__Set task__: Please, without the pictures, retype exactly the lines from the start of the material through the line that holds "from matplotlib.patches import Patch".

__Supplied entries__:
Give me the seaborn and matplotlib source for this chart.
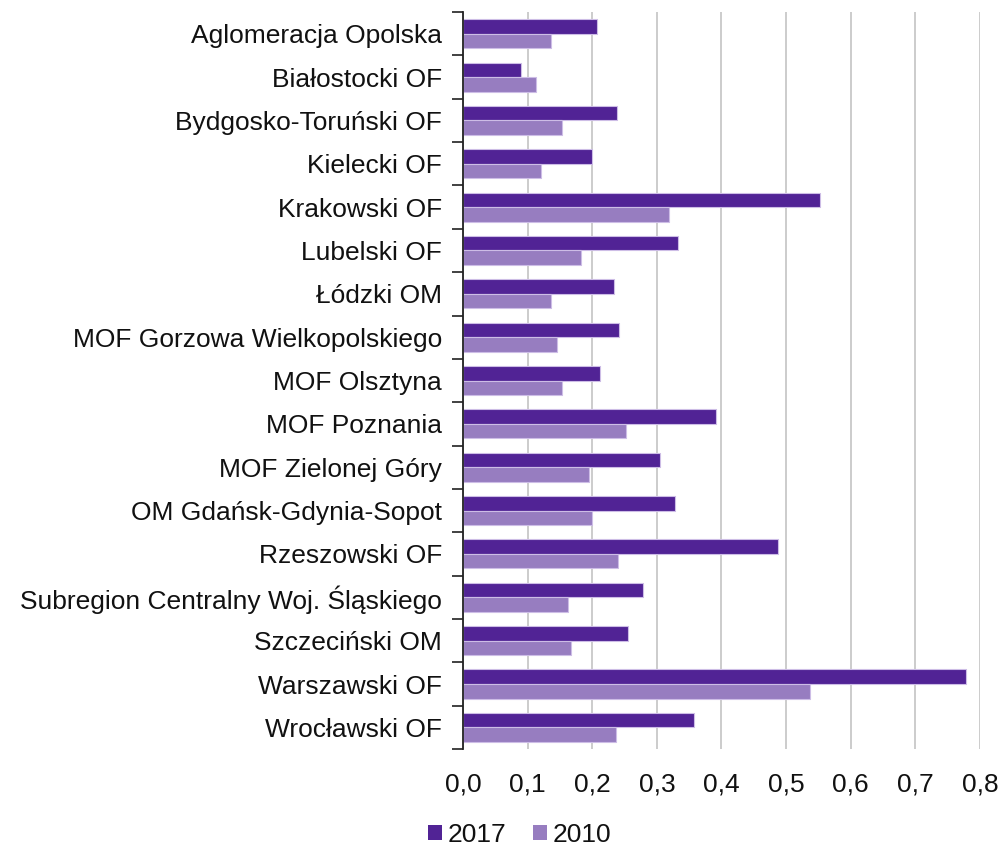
import pandas as pd
import matplotlib.pyplot as plt
import seaborn as sns
from matplotlib.ticker import FuncFormatter, FixedLocator
from matplotlib.patches import Patch

# data
regions = [
    'Aglomeracja Opolska', 'Białostocki OF', 'Bydgosko-Toruński OF', 'Kielecki OF',
    'Krakowski OF', 'Lubelski OF', 'Łódzki OM', 'MOF Gorzowa Wielkopolskiego',
    'MOF Olsztyna', 'MOF Poznania', 'MOF Zielonej Góry', 'OM Gdańsk-Gdynia-Sopot',
    'Rzeszowski OF', 'Subregion Centralny Woj. Śląskiego', 'Szczeciński OM',
    'Warszawski OF', 'Wrocławski OF',
]
values_2017 = [0.207, 0.090, 0.238, 0.199, 0.553, 0.333, 0.234, 0.241, 0.212,
               0.392, 0.305, 0.328, 0.488, 0.278, 0.255, 0.779, 0.357]
values_2010 = [0.136, 0.113, 0.153, 0.121, 0.319, 0.183, 0.136, 0.146, 0.153,
               0.252, 0.195, 0.200, 0.240, 0.162, 0.167, 0.537, 0.237]
years = ['2017', '2010']
colors = {'2017': '#512395', '2010': '#977dc0'}

df = pd.DataFrame({
    'region': regions * 2,
    'value': values_2017 + values_2010,
    'year': ['2017'] * len(regions) + ['2010'] * len(regions),
})

sns.set_style('white')
plt.rcParams['font.family'] = ['Liberation Sans', 'DejaVu Sans']

fig = plt.figure(figsize=(10.05, 8.48), dpi=100)
ax = fig.add_axes([0.4607, 0.1167, 0.5144, 0.8691])

sns.barplot(data=df, y='region', x='value', hue='year', hue_order=years,
            order=regions, palette=colors, orient='h', width=0.67,
            edgecolor='#cdbde6', linewidth=0.8, saturation=1, ax=ax, legend=False)

ax.set_xlim(0, 0.8)
ax.set_ylim(len(regions) - 0.5, -0.5)
ax.set_xticks([i / 10 for i in range(9)])
ax.xaxis.set_major_formatter(FuncFormatter(lambda v, p: f'{v:.1f}'.replace('.', ',')))
ax.grid(axis='x', color='#c8c8c8', linewidth=1.3)
ax.set_axisbelow(True)
ax.set_xlabel('')
ax.set_ylabel('')

# category boundary ticks on the y axis
ax.yaxis.set_minor_locator(FixedLocator([k - 0.5 for k in range(len(regions) + 1)]))
ax.tick_params(axis='y', which='major', length=0, pad=15, labelsize=19, labelcolor='#111111')
ax.tick_params(axis='y', which='minor', length=8, width=1.3, color='#333333', left=True)
ax.tick_params(axis='x', length=0, pad=17, labelsize=19, labelcolor='#111111')

for side in ['top', 'right', 'bottom']:
    ax.spines[side].set_visible(False)
ax.spines['left'].set_color('#222222')
ax.spines['left'].set_linewidth(1.3)

handles = [Patch(facecolor=colors[y], edgecolor='none', label=y) for y in years]
fig.legend(handles=handles, loc='center', bbox_to_anchor=(0.517, 0.0155), ncol=2,
           frameon=False, fontsize=19, handlelength=0.55, handleheight=0.55,
           handletextpad=0.2, columnspacing=1.0, labelcolor='#111111')

plt.savefig('out.png', dpi=100)
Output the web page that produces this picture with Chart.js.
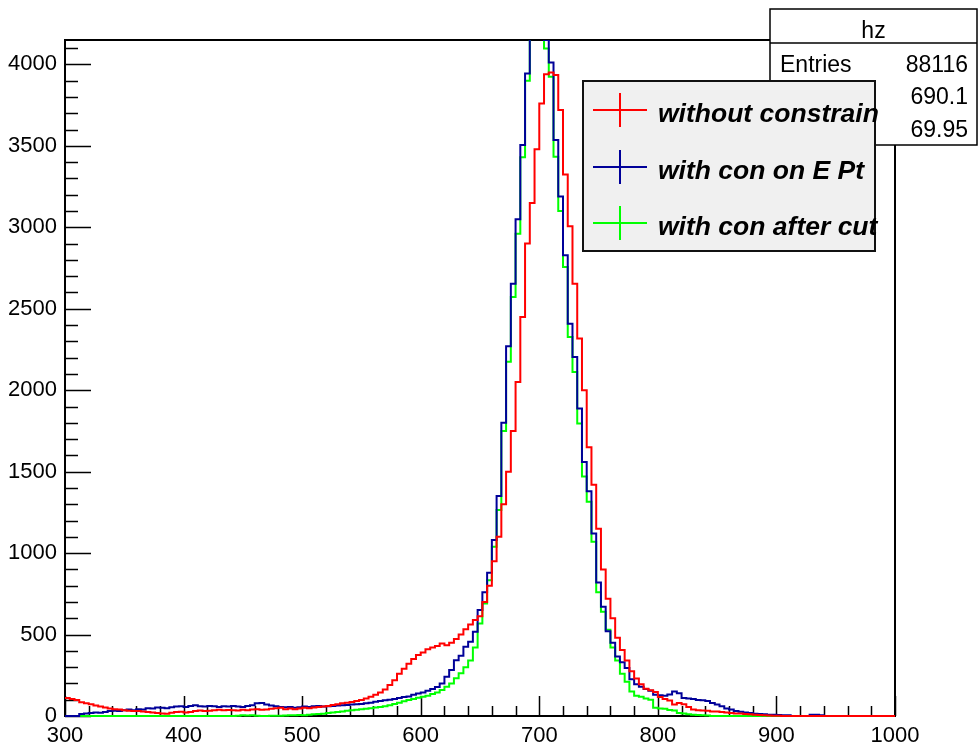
<!DOCTYPE html>
<html>
<head>
<meta charset="utf-8">
<script src="https://cdn.jsdelivr.net/npm/chart.js@4.4.1/dist/chart.umd.min.js"></script>
<style>
html,body{margin:0;padding:0;background:#fff;}
canvas{display:block;}
</style>
</head>
<body>
<canvas id="c" width="978" height="749"></canvas>
<script>
// ---- data (bins of width 4 from 300 to 1000, value per bin) ----
const xRange = [300, 1000];
const binWidth = 4;
const yRange = [0, 4150];
const xTickLabels = [300, 400, 500, 600, 700, 800, 900, 1000];
const yTickLabels = [0, 500, 1000, 1500, 2000, 2500, 3000, 3500, 4000];

const redValues = [
  110,105,98,85,78,72,65,58,52,46,
  42,40,36,32,30,30,27,25,22,18,
  15,14,20,24,26,22,24,30,34,30,
  32,35,38,35,37,36,34,38,36,40,
  42,38,40,44,48,50,42,46,42,46,
  50,48,52,55,58,62,68,72,78,82,
  86,92,98,108,118,130,145,162,190,220,
  260,290,320,350,375,390,410,420,430,445,
  435,450,472,500,532,562,590,612,700,800,
  950,1100,1300,1500,1750,2050,2450,2900,3150,3480,
  3760,3940,3950,3935,3720,3325,3006,2654,2317,2000,
  1650,1420,1150,900,720,600,480,405,340,275,
  230,195,168,158,148,117,105,95,70,80,
  72,55,40,36,34,32,28,28,25,22,
  18,16,15,12,10,8,6,4,3,2,
  1,0,0,0,0,0,0,0,0,0,
  0,0,0,0,0,0,0,0,0,0,
  0,0,0,0,0
];

const blueValues = [
  0,0,0,12,15,18,22,20,25,30,
  32,30,35,40,36,42,40,48,46,52,
  50,48,54,58,60,55,62,66,60,58,
  62,60,55,60,58,62,58,56,62,66,
  78,80,70,64,60,56,54,55,50,54,
  58,55,60,62,58,60,62,64,66,68,
  70,72,74,78,82,88,92,96,100,104,
  110,116,120,130,138,145,155,165,178,200,
  241,282,343,370,425,456,517,650,760,880,
  1080,1350,1800,2270,2654,3050,3505,3945,4250,4400,
  4350,4150,4012,3536,3190,2828,2408,2204,1887,1560,
  1380,1120,820,670,520,450,365,330,295,225,
  195,180,165,155,130,128,125,132,150,140,
  110,108,105,98,96,92,80,70,60,46,
  40,30,26,22,18,14,12,10,8,8,
  6,5,4,0,0,0,0,8,8,4,
  0,0,0,0,0,0,0,0,0,0,
  0,0,0,0,0
];

const greenValues = [
  0,0,0,0,0,0,0,0,0,0,
  0,0,0,0,0,0,0,0,0,0,
  0,0,0,0,0,0,0,0,0,0,
  0,0,0,0,0,0,2,4,3,4,
  2,0,0,1,2,2,3,4,4,6,
  5,8,10,12,14,18,22,25,28,32,
  35,38,42,45,48,52,55,60,66,74,
  82,90,98,105,112,118,125,135,145,160,
  180,200,231,262,300,340,420,568,691,834,
  1039,1264,1750,2174,2572,2960,3430,3900,4300,4450,
  4350,4098,3925,3434,3100,2757,2327,2112,1795,1470,
  1315,1069,760,640,530,420,340,260,210,150,
  125,118,108,100,50,46,44,37,34,18,
  15,10,8,6,5,3,0,0,0,0,
  0,0,0,0,0,0,0,0,0,0,
  0,0,0,0,0,0,0,0,0,0,
  0,0,0,0,0,0,0,0,0,0,
  0,0,0,0,0
];

const seriesNames = ['without constrain', 'with con on E Pt', 'with con after cut'];
const seriesColors = ['#ff0000', '#000099', '#00ff00'];

const statsTitle = 'hz';
const statsLabels = ['Entries', 'Mean', 'Std Dev'];
const statsValues = ['88116', '690.1', '69.95'];

const xMajorStep = 100, xMinorStep = 20;
const yMajorStep = 500, yMinorStep = 100;

// ---- build histogram outlines (points at bin lower edges, plus closing edge) ----
function toSteps(vals) {
  const pts = vals.map((v, i) => ({x: xRange[0] + i * binWidth, y: v}));
  pts.push({x: xRange[0] + vals.length * binWidth, y: vals[vals.length - 1]});
  return pts;
}

const FONT = "'Liberation Sans', Arial, Helvetica, sans-serif";

const rootPlugin = {
  id: 'rootStyle',
  beforeDatasetsDraw(chart) {
    const {ctx, chartArea: a, scales: {x, y}} = chart;
    ctx.save();
    ctx.strokeStyle = '#000';
    ctx.lineWidth = 2;
    ctx.strokeRect(a.left, a.top, a.right - a.left, a.bottom - a.top);
    ctx.lineWidth = 1.5;
    ctx.beginPath();
    for (let v = xRange[0]; v <= xRange[1]; v += xMinorStep) {
      const px = Math.round(x.getPixelForValue(v)) + 0.5;
      const len = (v % xMajorStep === 0) ? 20 : 10;
      ctx.moveTo(px, a.bottom);
      ctx.lineTo(px, a.bottom - len);
    }
    for (let v = yRange[0]; v <= yRange[1]; v += yMinorStep) {
      const py = Math.round(y.getPixelForValue(v)) + 0.5;
      const len = (v % yMajorStep === 0) ? 26 : 13;
      ctx.moveTo(a.left, py);
      ctx.lineTo(a.left + len, py);
    }
    ctx.stroke();
    ctx.restore();
  },
  afterDraw(chart) {
    const ctx = chart.ctx;
    ctx.save();
    // stats box
    const sx = 770, sy = 9, sw = 207, sh = 136;
    ctx.fillStyle = '#fff';
    ctx.fillRect(sx, sy, sw, sh);
    ctx.strokeStyle = '#000';
    ctx.lineWidth = 1.5;
    ctx.strokeRect(sx, sy, sw, sh);
    ctx.beginPath();
    ctx.moveTo(sx, 43); ctx.lineTo(sx + sw, 43);
    ctx.stroke();
    ctx.fillStyle = '#000';
    ctx.font = '23px ' + FONT;
    ctx.textBaseline = 'alphabetic';
    ctx.textAlign = 'center';
    ctx.fillText(statsTitle, sx + sw / 2, 38);
    const rowBase = [72, 104, 137];
    for (let i = 0; i < statsLabels.length; i++) {
      ctx.textAlign = 'left';
      ctx.fillText(statsLabels[i], 780, rowBase[i]);
      ctx.textAlign = 'right';
      ctx.fillText(statsValues[i], 968, rowBase[i]);
    }
    // legend
    const lx = 583, ly = 81, lw = 292, lh = 170;
    ctx.fillStyle = '#f0f0f0';
    ctx.fillRect(lx, ly, lw, lh);
    ctx.lineWidth = 2;
    ctx.strokeStyle = '#111';
    ctx.strokeRect(lx, ly, lw, lh);
    const rowC = [110, 167, 223];
    ctx.font = 'italic bold 26.5px ' + FONT;
    ctx.textAlign = 'left';
    for (let i = 0; i < seriesNames.length; i++) {
      ctx.strokeStyle = seriesColors[i];
      ctx.lineWidth = 2;
      ctx.beginPath();
      ctx.moveTo(593, rowC[i]); ctx.lineTo(647, rowC[i]);
      ctx.moveTo(620, rowC[i] - 17); ctx.lineTo(620, rowC[i] + 17);
      ctx.stroke();
      ctx.fillStyle = '#000';
      ctx.fillText(seriesNames[i], 658, rowC[i] + 12);
    }
    ctx.restore();
  }
};

new Chart(document.getElementById('c'), {
  type: 'line',
  data: {
    datasets: [redValues, blueValues, greenValues].map((vals, i) => ({
      label: seriesNames[i],
      data: toSteps(vals),
      borderColor: seriesColors[i],
      backgroundColor: seriesColors[i],
      borderWidth: 2,
      pointRadius: 0,
      pointHoverRadius: 0,
      fill: false,
      stepped: 'before',
      tension: 0,
      clip: {left: 1, right: 1, top: 0, bottom: 2}
    }))
  },
  options: {
    responsive: false,
    animation: false,
    devicePixelRatio: 1,
    layout: {padding: {top: 40, right: 83, left: 0, bottom: 0}},
    plugins: {legend: {display: false}, tooltip: {enabled: false}, title: {display: false}},
    scales: {
      x: {
        type: 'linear',
        min: xRange[0], max: xRange[1],
        grid: {display: false, drawTicks: false},
        border: {display: false},
        afterBuildTicks: s => { s.ticks = xTickLabels.map(v => ({value: v})); },
        ticks: {
          autoSkip: false, maxRotation: 0,
          padding: 7, color: '#000',
          font: {family: FONT, size: 22},
          callback: v => String(v)
        },
        afterFit: s => { s.height = 33; }
      },
      y: {
        type: 'linear',
        min: yRange[0], max: yRange[1],
        grid: {display: false, drawTicks: false},
        border: {display: false},
        afterBuildTicks: s => { s.ticks = yTickLabels.map(v => ({value: v})); },
        ticks: {
          autoSkip: false,
          padding: 8, color: '#000',
          font: {family: FONT, size: 22},
          callback: v => String(v)
        },
        afterFit: s => { s.width = 65; }
      }
    }
  },
  plugins: [rootPlugin]
});
</script>
</body>
</html>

__Solution to this problem__:
Give me the seaborn and matplotlib source for this chart.
import pandas as pd
import matplotlib.pyplot as plt
import seaborn as sns
from matplotlib.ticker import FuncFormatter, FixedLocator
from matplotlib.patches import Patch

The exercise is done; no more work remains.